## [Data entries]
|---|

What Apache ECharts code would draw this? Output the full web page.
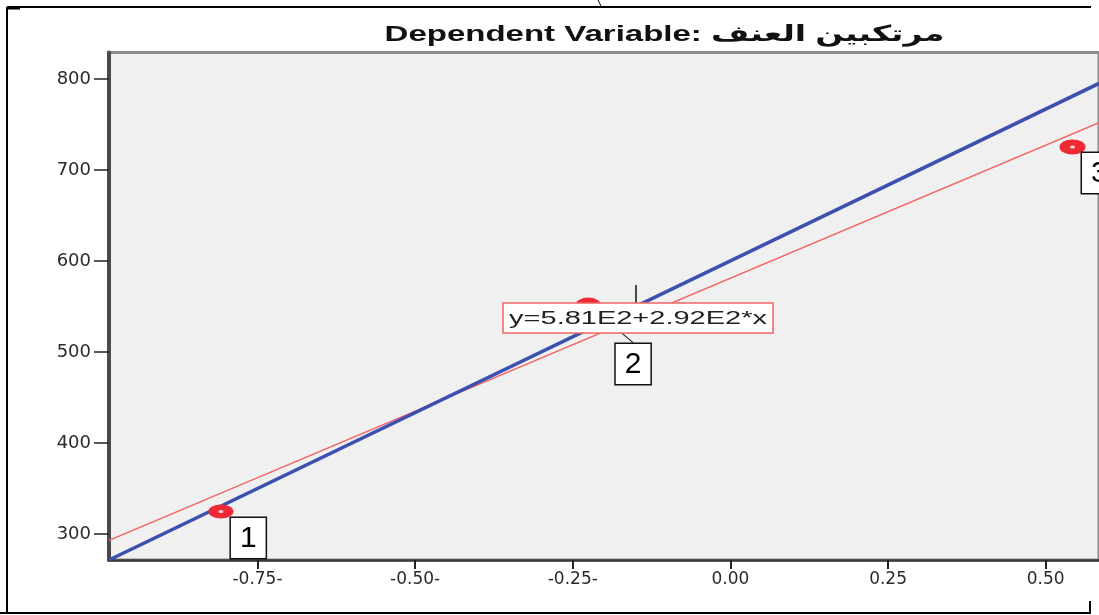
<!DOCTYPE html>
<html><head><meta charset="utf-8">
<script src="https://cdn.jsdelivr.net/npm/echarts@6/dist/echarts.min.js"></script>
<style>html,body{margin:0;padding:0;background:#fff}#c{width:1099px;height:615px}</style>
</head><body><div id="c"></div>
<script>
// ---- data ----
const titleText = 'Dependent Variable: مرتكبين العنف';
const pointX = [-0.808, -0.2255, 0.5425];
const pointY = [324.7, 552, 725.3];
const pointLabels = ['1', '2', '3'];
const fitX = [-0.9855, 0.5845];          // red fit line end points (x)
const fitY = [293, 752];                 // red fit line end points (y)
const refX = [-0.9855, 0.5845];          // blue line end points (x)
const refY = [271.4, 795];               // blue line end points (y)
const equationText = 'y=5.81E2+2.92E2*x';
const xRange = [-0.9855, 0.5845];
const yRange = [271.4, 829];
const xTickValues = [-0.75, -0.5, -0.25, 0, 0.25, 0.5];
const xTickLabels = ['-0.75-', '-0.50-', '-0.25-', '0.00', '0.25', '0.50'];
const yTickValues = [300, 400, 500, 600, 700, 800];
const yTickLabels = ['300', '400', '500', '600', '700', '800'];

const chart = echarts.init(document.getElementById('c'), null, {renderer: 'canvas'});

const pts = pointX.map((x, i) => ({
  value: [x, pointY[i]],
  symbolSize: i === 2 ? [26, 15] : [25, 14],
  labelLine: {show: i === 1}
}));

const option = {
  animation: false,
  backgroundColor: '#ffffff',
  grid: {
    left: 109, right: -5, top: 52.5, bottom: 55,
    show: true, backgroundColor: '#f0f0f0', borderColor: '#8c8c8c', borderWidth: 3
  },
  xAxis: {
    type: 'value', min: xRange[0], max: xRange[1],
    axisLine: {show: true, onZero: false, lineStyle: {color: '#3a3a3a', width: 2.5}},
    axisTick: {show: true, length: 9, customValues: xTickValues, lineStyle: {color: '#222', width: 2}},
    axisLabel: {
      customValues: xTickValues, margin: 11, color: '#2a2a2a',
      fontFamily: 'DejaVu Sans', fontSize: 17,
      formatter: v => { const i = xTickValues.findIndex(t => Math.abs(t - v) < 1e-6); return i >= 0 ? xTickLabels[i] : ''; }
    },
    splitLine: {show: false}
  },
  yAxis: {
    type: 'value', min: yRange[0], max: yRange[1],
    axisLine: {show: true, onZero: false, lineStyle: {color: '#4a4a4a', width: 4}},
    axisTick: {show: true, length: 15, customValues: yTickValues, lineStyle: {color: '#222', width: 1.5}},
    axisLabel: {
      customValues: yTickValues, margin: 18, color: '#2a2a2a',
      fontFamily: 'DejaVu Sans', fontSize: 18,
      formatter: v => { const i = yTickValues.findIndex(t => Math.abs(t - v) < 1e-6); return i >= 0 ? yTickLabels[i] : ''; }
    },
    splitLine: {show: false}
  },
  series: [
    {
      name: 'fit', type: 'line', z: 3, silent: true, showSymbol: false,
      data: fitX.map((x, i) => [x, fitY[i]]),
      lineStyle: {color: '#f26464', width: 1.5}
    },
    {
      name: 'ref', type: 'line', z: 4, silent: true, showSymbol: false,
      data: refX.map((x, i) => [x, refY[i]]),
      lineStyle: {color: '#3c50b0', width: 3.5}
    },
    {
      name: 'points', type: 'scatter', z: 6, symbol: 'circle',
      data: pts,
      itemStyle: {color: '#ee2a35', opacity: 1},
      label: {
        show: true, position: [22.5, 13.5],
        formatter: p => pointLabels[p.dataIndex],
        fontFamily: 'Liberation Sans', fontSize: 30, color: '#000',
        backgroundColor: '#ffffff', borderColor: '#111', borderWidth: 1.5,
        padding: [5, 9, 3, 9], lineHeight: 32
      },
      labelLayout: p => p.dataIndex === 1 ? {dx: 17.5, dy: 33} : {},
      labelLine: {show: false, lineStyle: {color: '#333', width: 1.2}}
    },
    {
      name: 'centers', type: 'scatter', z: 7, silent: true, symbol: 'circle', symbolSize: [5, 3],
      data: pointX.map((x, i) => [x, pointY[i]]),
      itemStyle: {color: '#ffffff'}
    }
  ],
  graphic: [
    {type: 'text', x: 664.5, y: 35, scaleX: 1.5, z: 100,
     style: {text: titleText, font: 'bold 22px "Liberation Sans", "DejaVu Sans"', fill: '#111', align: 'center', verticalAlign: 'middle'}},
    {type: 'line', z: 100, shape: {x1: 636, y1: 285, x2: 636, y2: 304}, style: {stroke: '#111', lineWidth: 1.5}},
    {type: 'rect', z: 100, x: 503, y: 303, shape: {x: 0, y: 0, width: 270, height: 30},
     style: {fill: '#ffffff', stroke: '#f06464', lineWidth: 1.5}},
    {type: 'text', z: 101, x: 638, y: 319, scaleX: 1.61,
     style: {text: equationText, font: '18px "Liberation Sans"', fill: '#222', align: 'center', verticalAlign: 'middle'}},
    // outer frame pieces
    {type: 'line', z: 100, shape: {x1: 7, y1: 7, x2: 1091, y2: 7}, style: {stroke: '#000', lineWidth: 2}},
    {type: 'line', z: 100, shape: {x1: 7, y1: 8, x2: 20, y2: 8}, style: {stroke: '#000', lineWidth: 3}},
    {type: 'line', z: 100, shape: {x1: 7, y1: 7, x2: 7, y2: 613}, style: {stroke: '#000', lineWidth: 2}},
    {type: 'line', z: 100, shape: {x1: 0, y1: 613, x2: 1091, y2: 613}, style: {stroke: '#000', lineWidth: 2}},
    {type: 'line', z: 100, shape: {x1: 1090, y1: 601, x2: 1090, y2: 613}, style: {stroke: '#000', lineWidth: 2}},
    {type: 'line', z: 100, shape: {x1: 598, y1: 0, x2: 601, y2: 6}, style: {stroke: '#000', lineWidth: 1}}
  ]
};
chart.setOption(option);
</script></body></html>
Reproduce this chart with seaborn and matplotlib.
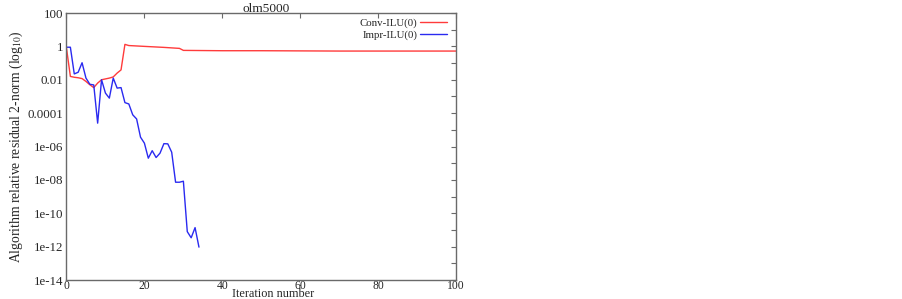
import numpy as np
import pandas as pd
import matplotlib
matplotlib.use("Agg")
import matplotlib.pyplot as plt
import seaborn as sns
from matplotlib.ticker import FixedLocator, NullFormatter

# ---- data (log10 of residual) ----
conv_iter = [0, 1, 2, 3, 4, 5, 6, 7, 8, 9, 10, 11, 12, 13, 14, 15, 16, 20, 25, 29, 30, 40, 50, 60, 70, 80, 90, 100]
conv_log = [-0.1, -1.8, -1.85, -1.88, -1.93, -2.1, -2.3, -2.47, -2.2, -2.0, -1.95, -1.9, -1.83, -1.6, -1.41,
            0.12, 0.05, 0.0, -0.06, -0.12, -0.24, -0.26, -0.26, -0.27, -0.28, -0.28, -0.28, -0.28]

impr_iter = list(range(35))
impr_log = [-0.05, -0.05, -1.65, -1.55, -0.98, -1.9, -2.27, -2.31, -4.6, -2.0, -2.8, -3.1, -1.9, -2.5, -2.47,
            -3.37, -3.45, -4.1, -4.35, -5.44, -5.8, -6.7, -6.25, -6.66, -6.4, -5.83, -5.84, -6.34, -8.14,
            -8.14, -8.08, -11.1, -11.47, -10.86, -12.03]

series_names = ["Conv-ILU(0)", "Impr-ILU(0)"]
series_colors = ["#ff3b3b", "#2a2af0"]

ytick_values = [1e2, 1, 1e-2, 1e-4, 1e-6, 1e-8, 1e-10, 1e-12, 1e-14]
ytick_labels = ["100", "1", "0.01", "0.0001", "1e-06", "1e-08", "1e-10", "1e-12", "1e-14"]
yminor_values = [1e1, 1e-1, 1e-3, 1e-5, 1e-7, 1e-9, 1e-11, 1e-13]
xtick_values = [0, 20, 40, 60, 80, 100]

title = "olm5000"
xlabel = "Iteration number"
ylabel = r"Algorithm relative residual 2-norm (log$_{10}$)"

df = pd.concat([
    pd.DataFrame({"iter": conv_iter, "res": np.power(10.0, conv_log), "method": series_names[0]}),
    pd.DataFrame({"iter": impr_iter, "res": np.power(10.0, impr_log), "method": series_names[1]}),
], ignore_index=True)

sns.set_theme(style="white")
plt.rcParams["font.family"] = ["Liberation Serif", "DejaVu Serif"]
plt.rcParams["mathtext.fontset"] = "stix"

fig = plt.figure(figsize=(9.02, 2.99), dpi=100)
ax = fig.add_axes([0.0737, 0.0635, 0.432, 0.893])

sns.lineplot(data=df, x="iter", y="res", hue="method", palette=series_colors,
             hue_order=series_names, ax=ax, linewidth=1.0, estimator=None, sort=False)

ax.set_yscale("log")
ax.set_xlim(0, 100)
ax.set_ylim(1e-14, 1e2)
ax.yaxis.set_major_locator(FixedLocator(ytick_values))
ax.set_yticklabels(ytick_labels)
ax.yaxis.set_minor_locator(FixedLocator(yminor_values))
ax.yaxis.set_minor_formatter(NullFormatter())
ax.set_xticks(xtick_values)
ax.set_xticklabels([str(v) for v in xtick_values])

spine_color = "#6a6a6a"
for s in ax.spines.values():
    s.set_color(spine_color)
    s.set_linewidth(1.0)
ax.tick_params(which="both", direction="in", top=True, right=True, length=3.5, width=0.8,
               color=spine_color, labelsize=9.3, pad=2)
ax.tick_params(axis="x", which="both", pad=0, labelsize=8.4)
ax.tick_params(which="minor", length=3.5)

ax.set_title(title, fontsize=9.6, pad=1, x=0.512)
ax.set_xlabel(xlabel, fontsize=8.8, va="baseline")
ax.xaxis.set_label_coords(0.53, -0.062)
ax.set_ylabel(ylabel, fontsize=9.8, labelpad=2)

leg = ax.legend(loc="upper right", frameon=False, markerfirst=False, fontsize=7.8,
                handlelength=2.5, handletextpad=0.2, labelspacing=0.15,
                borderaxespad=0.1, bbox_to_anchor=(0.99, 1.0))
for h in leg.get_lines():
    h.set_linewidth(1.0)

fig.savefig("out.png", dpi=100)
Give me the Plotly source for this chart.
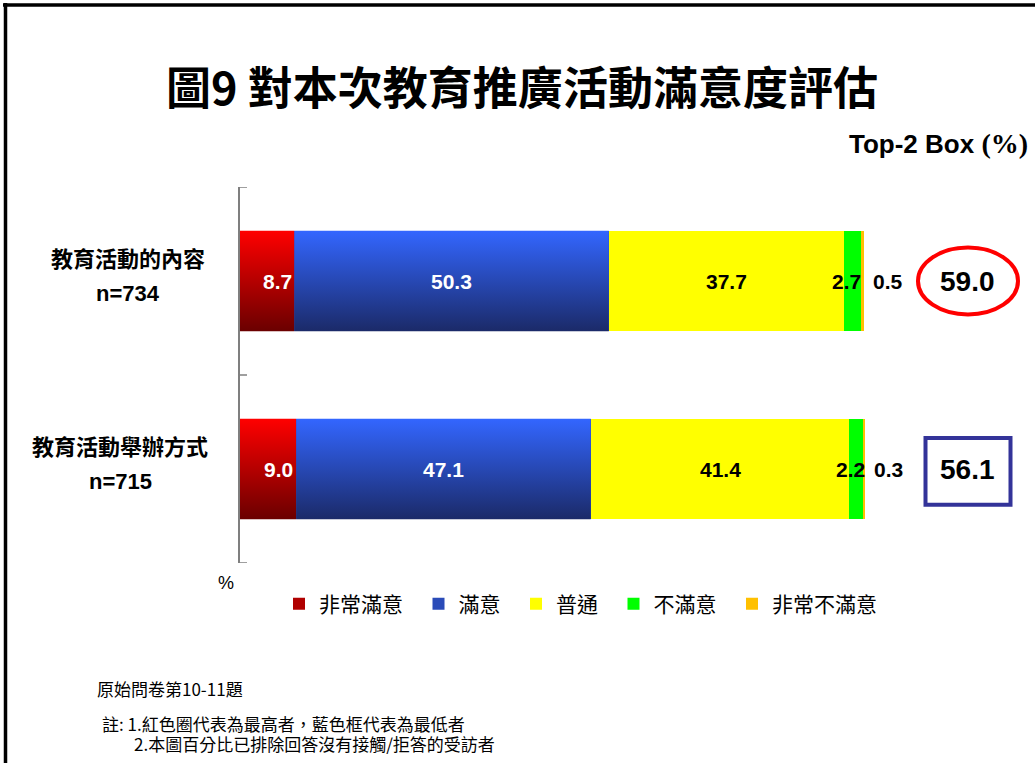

|---|

## [What to work on]
Starting at the line with "Reproduce this chart" and ending at the line with "relative residual 2-norm", copy each line exactly, both ends included. Do not copy the pictures.

## [Final answer]
Reproduce this chart with seaborn and matplotlib.
import numpy as np
import pandas as pd
import matplotlib
matplotlib.use("Agg")
import matplotlib.pyplot as plt
import seaborn as sns
from matplotlib.ticker import FixedLocator, NullFormatter

# ---- data (log10 of residual) ----
conv_iter = [0, 1, 2, 3, 4, 5, 6, 7, 8, 9, 10, 11, 12, 13, 14, 15, 16, 20, 25, 29, 30, 40, 50, 60, 70, 80, 90, 100]
conv_log = [-0.1, -1.8, -1.85, -1.88, -1.93, -2.1, -2.3, -2.47, -2.2, -2.0, -1.95, -1.9, -1.83, -1.6, -1.41,
            0.12, 0.05, 0.0, -0.06, -0.12, -0.24, -0.26, -0.26, -0.27, -0.28, -0.28, -0.28, -0.28]

impr_iter = list(range(35))
impr_log = [-0.05, -0.05, -1.65, -1.55, -0.98, -1.9, -2.27, -2.31, -4.6, -2.0, -2.8, -3.1, -1.9, -2.5, -2.47,
            -3.37, -3.45, -4.1, -4.35, -5.44, -5.8, -6.7, -6.25, -6.66, -6.4, -5.83, -5.84, -6.34, -8.14,
            -8.14, -8.08, -11.1, -11.47, -10.86, -12.03]

series_names = ["Conv-ILU(0)", "Impr-ILU(0)"]
series_colors = ["#ff3b3b", "#2a2af0"]

ytick_values = [1e2, 1, 1e-2, 1e-4, 1e-6, 1e-8, 1e-10, 1e-12, 1e-14]
ytick_labels = ["100", "1", "0.01", "0.0001", "1e-06", "1e-08", "1e-10", "1e-12", "1e-14"]
yminor_values = [1e1, 1e-1, 1e-3, 1e-5, 1e-7, 1e-9, 1e-11, 1e-13]
xtick_values = [0, 20, 40, 60, 80, 100]

title = "olm5000"
xlabel = "Iteration number"
ylabel = r"Algorithm relative residual 2-norm (log$_{10}$)"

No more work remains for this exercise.